We usually sell a stock when we think it's not going any higher; do so knowingly could be considered immoral since there's someone we're selling to whom we know (or sincerely believe) will not make any money on what he's buying.

I have often thought about this with respect to the convertible deals this thread often brings up. Some question whether shorting is ethical or "American", etc. What if, instead of shorting, you warned a current holder of the stock that there was a problem and they then sold the stock. Sound more American? Not a chance. Who would they sell it to? Would you tell the new buyer about the problems? How would you back up your case. Shorts often profit from shorting on suspicion, not always facts - suspicions which later turn out to have substance. You are taking a big liability risk if you try to warn the longs, whether you have a position in the stock or not.

Okay then is the safest answer to not short, not discredit the company, but instead do nothing?
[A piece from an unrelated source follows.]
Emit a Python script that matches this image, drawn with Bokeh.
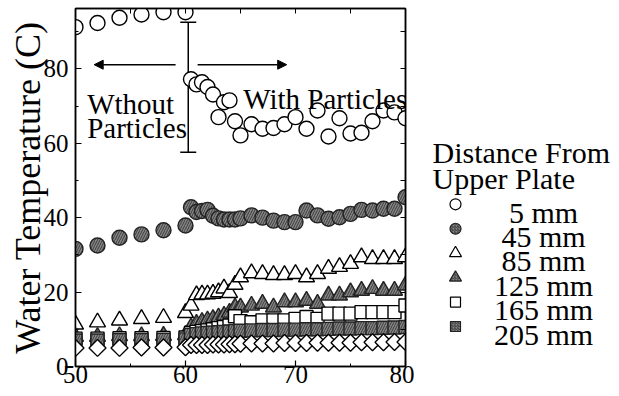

Would you just stand aside and watch a crime take place? Obviously this is just as selfish, if you see what is going on and don't report it.

Then there is the intelligence factor. What if, instead of insider information, you have superior intelligence? Is it fair to buy an under-priced company or short an over-priced company just because you are better at evaluating the fair price than the market?

If you own a car worth $1000 and someone offers you $2000 and you take it, is that immoral?

There is not really a good case for morality when we talk about what price one wants to pay to buy or sell an asset. The only morality question is whether or not the buyer is truthfully representing the asset and whether or not the seller has the ability to pay their bid if taken.

The question of manipulation comes into play when we are trading on margin and supply/demand impulses are created in an illiquid security. It's not fair for a bigger player to wash you out, and there are lots of textbook cases about players being cornered.

Have you ever played poker without a betting maximum? Never accept!

The only reason shorting does not fit this category if you are a small player is that there are other shorters that will take advantage of the opportunity that is created when you are being squeezed. It's only when the whole crowd is squeezed out by a bigger crowd (KTEL, for example) that you lose big. But just for that reason you never want to be shorting small BB stocks or stocks that no other shorts are following or likely to follow.

But if the shorts stick together, is that collusion? If they stick together to fight a rising price, that is accepted practice. If they work together to drive a stock down to fair price, that is looked down upon.

Very controversial stuff. I don't think these questions will ever be resolved.